Queen of tissue, organ donation

Septermber 29 2016: Cleopatra   Ndhlovu  is the general manager at the Centre of Tissue Engineering in Pretoria. Photo: Veli Nhlapo
© Sowetan.
Septermber 29 2016: Cleopatra Ndhlovu is the general manager at the Centre of Tissue Engineering in Pretoria. Photo: Veli Nhlapo © Sowetan.

Cleopatra Ndhlovu is like a guardian angel you look for when you are faced with a life-changing health issue.

She is the general manager at the Centre of Tissue Engineering, which is based at the Council for Scientific and Industrial Research in Pretoria.

The centre sources, processes and supplies human tissue for implants, transplants and therapeutic purposes.

Ndhlovu's job involves managing staff, seeing to organisational growth, costs and revenue.

The mother of a nine-year-old girl has a master's degree in organs, tissues and cells for transplantation from the University of Barcelona in Spain.

She is the only person in South Africa with that degree, and heading the only human tissue bank in the country.

"I love the look on a mother's face when they see their child who had sustained serious burn injuries completely recover with minimal scarring because they received a skin graft. I love hearing about people whose lives are completely changed because they received a life-saving transplant," Ndhlovu said.

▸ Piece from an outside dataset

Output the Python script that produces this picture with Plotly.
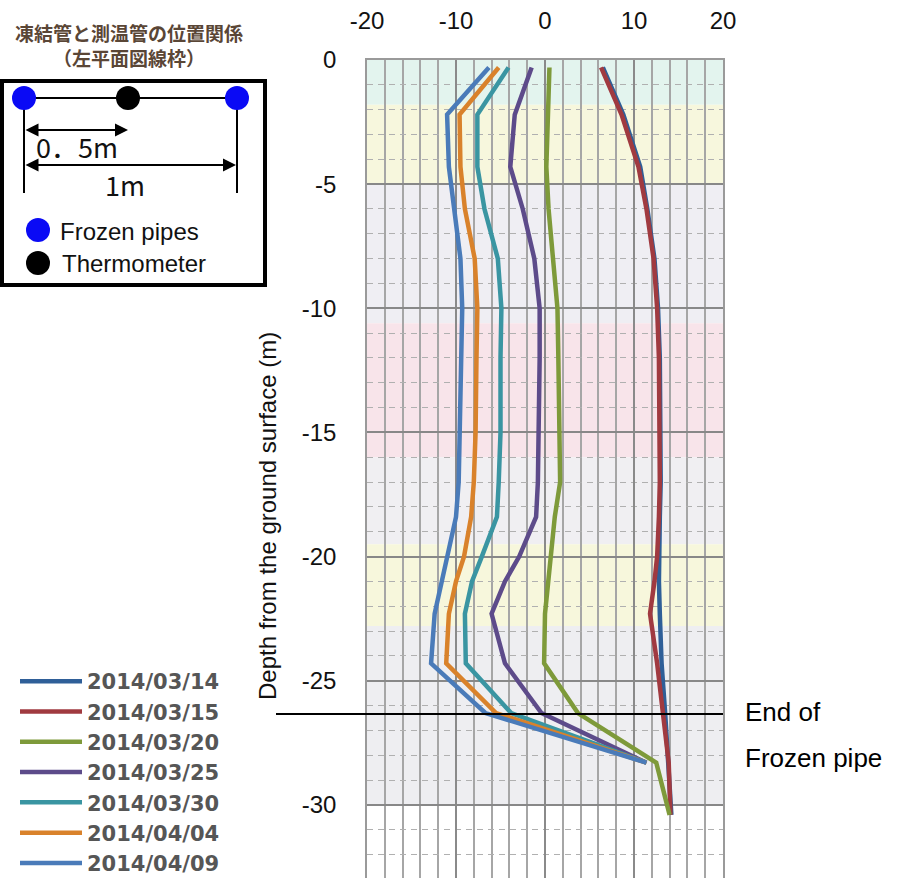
import plotly.graph_objects as go

# ---------------- data ----------------
depth = [-0.3, -2.2, -4.3, -6.0, -8.0, -10.0, -12.0, -15.0, -17.0, -18.4,
         -20.0, -21.0, -22.3, -24.3, -26.3, -28.3, -30.4]

dates = ["2014/03/14", "2014/03/15", "2014/03/20", "2014/03/25",
         "2014/03/30", "2014/04/04", "2014/04/09"]

t_0314 = [6.5, 8.8, 10.7, 11.5, 12.3, 12.7, 12.9, 13.0, 13.0, 12.9, 12.8, 12.8, 12.9, 13.1, 13.5, 13.9, 14.2]
t_0315 = [6.3, 8.6, 10.5, 11.4, 12.2, 12.6, 12.8, 12.9, 12.9, 12.8, 12.6, 12.3, 11.8, 12.6, 13.2, 13.9, 14.1]
t_0320 = [0.5, 0.3, 0.15, 0.4, 0.9, 1.4, 1.5, 1.6, 1.7, 1.1, 0.6, 0.35, 0.0, -0.1, 3.7, 12.5, 14.0]
t_0325 = [-1.5, -3.4, -3.9, -2.5, -1.2, -0.6, -0.6, -0.7, -0.8, -1.0, -2.9, -4.5, -6.0, -4.5, -0.4, 11.4, None]
t_0330 = [-4.1, -7.6, -7.6, -6.8, -5.3, -4.9, -5.0, -5.0, -5.2, -5.4, -7.1, -8.2, -9.0, -8.9, -3.8, 11.4, None]
t_0404 = [-5.2, -9.6, -9.5, -9.0, -7.9, -7.6, -7.7, -7.8, -8.0, -8.3, -9.1, -10.0, -10.8, -11.1, -5.5, 11.4, None]
t_0409 = [-6.3, -11.0, -10.8, -10.2, -9.5, -9.3, -9.4, -9.5, -9.7, -10.0, -11.0, -11.7, -12.4, -12.8, -6.7, 11.4, None]

series = [t_0314, t_0315, t_0320, t_0325, t_0330, t_0404, t_0409]
colors = ["#2f5f98", "#a03a40", "#7e9a3a", "#5d4b8a", "#3a95a2", "#d9822b", "#4a7bb9"]

x_ticks = [-20, -10, 0, 10, 20]
y_ticks = [0, -5, -10, -15, -20, -25, -30]

# background soil bands (top, bottom, colour)
band_top = [0.0, -1.8, -5.0, -10.6, -16.0, -19.5, -22.8]
band_bot = [-1.8, -5.0, -10.6, -16.0, -19.5, -22.8, -30.0]
band_col = ["#e3f4ee", "#f7f7dd", "#efeef3", "#f8e4ea", "#f0eff2", "#f7f7dc", "#eeeef1"]

# ---------------- layout geometry helpers (pixels -> paper) ----------------
W, H = 899, 878
L, R, T, B = 367, 723, 60, 878


def xp(px):
    return (px - L) / (R - L)


def yp(py):
    return (B - py) / (B - T)


fig = go.Figure()
for name, vals, col in zip(dates, series, colors):
    fig.add_trace(go.Scatter(x=vals, y=depth, mode="lines", name=name,
                             line=dict(color=col, width=4.5)))

shapes = []
for t0, b0, c in zip(band_top, band_bot, band_col):
    shapes.append(dict(type="rect", xref="x", yref="y", x0=-20, x1=20, y0=b0, y1=t0,
                       fillcolor=c, line=dict(width=0), layer="below"))

# end of frozen pipe line
shapes.append(dict(type="line", xref="paper", yref="paper", x0=xp(276), x1=xp(723),
                   y0=yp(714), y1=yp(714), line=dict(color="black", width=2)))

# diagram box
shapes.append(dict(type="rect", xref="paper", yref="paper", x0=xp(2), x1=xp(265),
                   y0=yp(285), y1=yp(81), line=dict(color="black", width=4)))
# diagram lines
for (x0, y0, x1, y1) in [(24, 98, 237, 98), (24, 98, 24, 193), (237, 98, 237, 193)]:
    shapes.append(dict(type="line", xref="paper", yref="paper", x0=xp(x0), x1=xp(x1),
                       y0=yp(y0), y1=yp(y1), line=dict(color="black", width=2)))
# dots
for (cx, cy, c) in [(24, 98, "#0a0af5"), (237, 98, "#0a0af5"), (128, 98, "black"),
                    (38, 230, "#0a0af5"), (38, 263, "black")]:
    r = 12
    shapes.append(dict(type="circle", xref="paper", yref="paper",
                       x0=xp(cx - r), x1=xp(cx + r), y0=yp(cy + r), y1=yp(cy - r),
                       fillcolor=c, line=dict(width=0)))

annotations = []
# arrows
for (xh, y, length) in [(128, 130, 104), (236, 165, 212)]:
    annotations.append(dict(xref="paper", yref="paper", x=xp(xh), y=yp(y), ax=-length, ay=0,
                            text="", showarrow=True, arrowhead=2, arrowside="end+start",
                            arrowsize=1.3, arrowwidth=2, arrowcolor="black"))

txt_font = dict(family="Liberation Sans, Arial", color="#111111")
jp_num_font = dict(family="Noto Sans CJK JP", color="#111111", size=27)
annotations += [
    dict(xref="paper", yref="paper", x=xp(34), y=yp(146), text="0．5m", showarrow=False,
         xanchor="left", yanchor="middle", font=jp_num_font),
    dict(xref="paper", yref="paper", x=xp(125), y=yp(184), text="1m", showarrow=False,
         xanchor="center", yanchor="middle", font=jp_num_font),
    dict(xref="paper", yref="paper", x=xp(58), y=yp(231), text="Frozen pipes", showarrow=False,
         xanchor="left", yanchor="middle", font=dict(size=24, **txt_font)),
    dict(xref="paper", yref="paper", x=xp(60), y=yp(263), text="Thermometer", showarrow=False,
         xanchor="left", yanchor="middle", font=dict(size=24, **txt_font)),
    dict(xref="paper", yref="paper", x=xp(129), y=yp(45.5),
         text="<b>凍結管と測温管の位置関係</b><br><b>（左平面図線枠）</b>",
         showarrow=False, xanchor="center", yanchor="middle", align="center",
         font=dict(size=19, family="Noto Sans CJK JP", color="#5a4636")),
    dict(xref="paper", yref="paper", x=xp(267), y=yp(516), text="Depth from the ground surface (m)",
         textangle=-90, showarrow=False, xanchor="center", yanchor="middle",
         font=dict(size=24, **txt_font)),
    dict(xref="paper", yref="paper", x=xp(743), y=yp(712), text="End of", showarrow=False,
         xanchor="left", yanchor="middle", font=dict(size=26, family="Liberation Sans, Arial", color="black")),
    dict(xref="paper", yref="paper", x=xp(743), y=yp(758), text="Frozen pipe", showarrow=False,
         xanchor="left", yanchor="middle", font=dict(size=26, family="Liberation Sans, Arial", color="black")),
]

fig.update_layout(
    width=W, height=H,
    margin=dict(l=L, r=W - R, t=T, b=H - B, autoexpand=False),
    paper_bgcolor="white", plot_bgcolor="white",
    font=dict(family="Liberation Sans, Arial", color="#111111"),
    shapes=shapes, annotations=annotations,
    showlegend=True,
    legend=dict(xref="container", yref="container", x=15 / W, y=1 - 661 / H,
                xanchor="left", yanchor="top",
                bgcolor="rgba(0,0,0,0)", itemwidth=62,
                font=dict(family="DejaVu Sans", size=21, color="#565656", weight="bold"),
                tracegroupgap=0),
    xaxis=dict(range=[-20, 20], side="top", tickvals=x_ticks,
               ticktext=[str(v) for v in x_ticks],
               ticks="outside", ticklen=20, tickcolor="rgba(0,0,0,0)",
               tickfont=dict(size=24, color="#111111"),
               showgrid=True, gridcolor="#8a8a8a", gridwidth=1.6,
               minor=dict(dtick=2, tick0=0, showgrid=True, gridcolor="#a6a6a6", gridwidth=1.5),
               zeroline=False, showline=True, linecolor="#9a9a9a", linewidth=1.5, mirror=True,
               automargin=False),
    yaxis=dict(range=[-(B - T) / 24.83, 0], tickvals=y_ticks,
               ticktext=[str(v) for v in y_ticks],
               ticks="outside", ticklen=24, tickcolor="rgba(0,0,0,0)",
               tickfont=dict(size=24, color="#111111"),
               showgrid=True, gridcolor="#888888", gridwidth=1.6,
               minor=dict(dtick=1, tick0=0, showgrid=True, gridcolor="#b0b0b0", gridwidth=1.3,
                          griddash="6px,5px"),
               zeroline=False, showline=True, linecolor="#9a9a9a", linewidth=1.5, mirror=True,
               automargin=False),
)

fig.write_html("out.html", config={"displayModeBar": False},
               post_script="document.body.style.margin='0';")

Ndhlovu, 37, was the only child of a single mother in Sharpeville in the Vaal. She moved to Mamelodi, Pretoria at the age of 17.

"My mother worked hard to inspire me to believe that I can achieve anything I put my mind to and that giving up is never an option no matter what. That is the same kind of mentality I am trying to instil in my daughter."

Before the master's degree in Spain, Ndhlovu completed a bachelor of technology in biotechnology at the Tshwane University of Technology and a postgraduate degree in total quality management at the University of South Africa.

"After graduating in biotechnology, I started working as a food microbiologist but then I didn't really like the food industry and luckily biotechnology is broad enough to explore other industries.

"So in 2004 I heard that a tissue bank (Centre for Tissue Engineering) had opened at TUT at Arcadia campus. I applied for a job and I started working in January 2005 as a laboratory technician.

"I worked my way up to the current position."

Ndhlovu never dreamt of doing the work she is currently doing, but has always loved science and technology. She cited lack of knowledge about organ and tissue donation as her biggest challenge in her work.

"Our work depends on ordinary South Africans like you and I making a decision to donate their organs and tissues when they die in order to save other people's lives or improve the quality of their lives.

"[So] many people out there are on waiting lists to receive organs and tissues, but they don't receive any as the donation rates are so low."

Ndhlovu said her field has opportunities for young people with a passion for science and technology.

She was part of the team that advanced the idea to launch South Africa's first skin banking programme earlier this year.

"For the first time SA doctors don't have to import skin in order to treat burn patients."